A-Z of botany: Grex
Following on from yesterday’s hybrids, we have the word Grex. The word itself is from the Latin for flock or herd (gregis). Although grex refers to a number or population of individuals, if there is more than one grex they are grexes or gregis, abbreviated to gx. although why we need to abbreviate a four letter word with a three character abbreviation is beyond me.

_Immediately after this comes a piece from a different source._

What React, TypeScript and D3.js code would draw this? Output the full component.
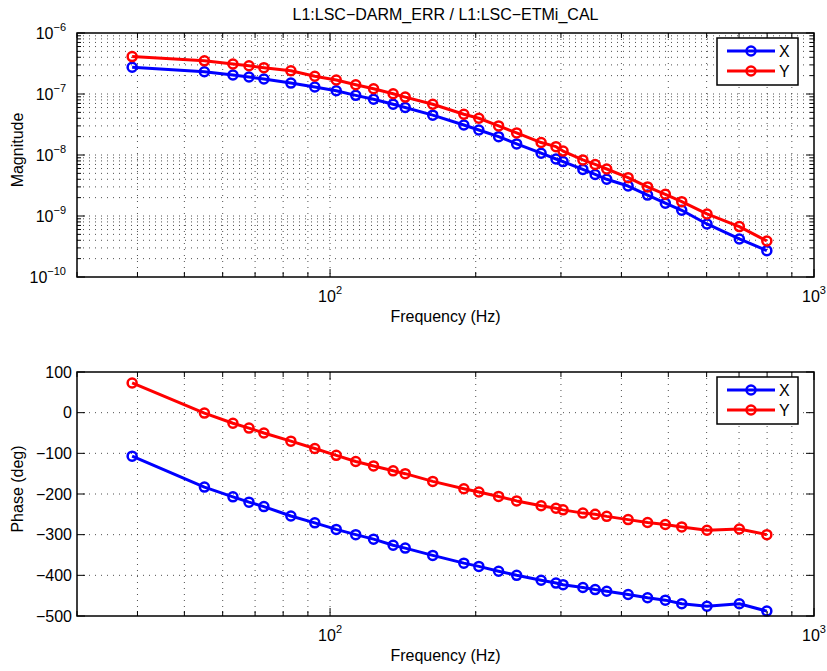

Anyway, the word grex is usually applied to orchids though it is also used for rhododendrons. The word grex is applied to a group of hybrid individuals all from the same cross. An orchid pod can contain many thousands of seeds and produce many diverse individuals. Although when individuals are selected they are named and given cultivar names (in ” quotes) all these plants, which are like family members, also bear a grex name. So we get x Vuylstekearia Cambria ‘Plush’ (Cambria is the grex and ‘Plush’ is the cultivar – one of the many seedlings from a cross of the two parents which was selected for naming). This is one of the commonest orchids sold as pot plants. I am sure that the orchid above is
x Vuylstekearia and the grex is Cambria but I do not know the cultivar. The grex name is always written in ‘roman’ (not italicised) and with a capital letter.
In rhododendrons, the most famous is the Rhododendron Loderi grex, produced at Leonardslee in Sussex by Sir Edmund Loder after 1901, hybrids between a particularly fragrant R. fortunei and R. griffithianum. They includes the huge pink Rhododendron Loderi ‘King George’ later blooming Loderi ‘Game Chick’ (above), and even later Loderi ‘Venus’.